L'église des jésuites présente une façade blanche aux lignes simples, que deux tours plates prolongent sans les rompre. L'absence de sièges, coutumière dans ce pays, fait de la nef carrée une grande salle nue ; de lourds piliers amorcent des bas côtés rudimentaires ; des colonnes jumelées, en marbre pâle, entourent le chœur.
— La voûte vient d'être reconstruite ; ce fut une victime de la guerre, elle aussi… N'avez‑vous pas vu l'inscription latine, près de la porte ? p57 interroge T… L'édifice avait été ouvert au culte le 30 septembre 1699.
— Moins de deux siècles et demi… la prime jeunesse pour un sanctuaire, en France.
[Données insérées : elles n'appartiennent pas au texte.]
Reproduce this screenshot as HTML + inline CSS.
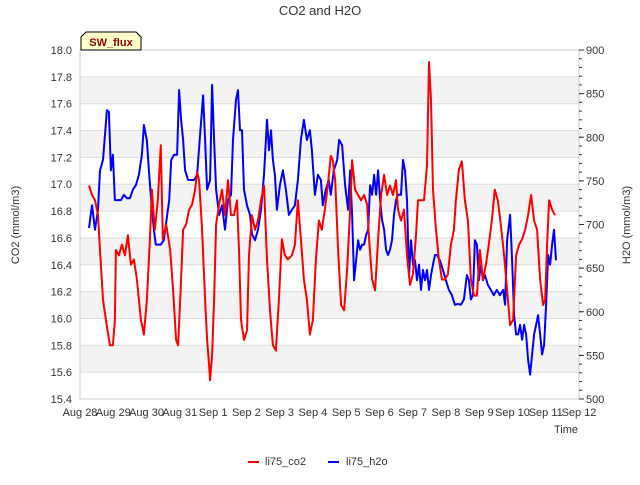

— Mais vous savez bien que notre pays est venu fort tard au christianisme, par la faute de nos voisins les Teutoniques. Les premiers prêtres qui nous évangélisèrent ensuite étaient des Polonais ; notre peuple opposa à ces étrangers une résistance bien naturelle. Pourtant, nous possédons quelques églises du moyen âge. La plus ancienne s'élève non loin d'ici au bord du Niémen. On l'appelle quelquefois l'église des Franciscains, mais nous disons plus volontiers l'église de Vytautas, parce que c'est notre plus grand héros qui l'a fondée.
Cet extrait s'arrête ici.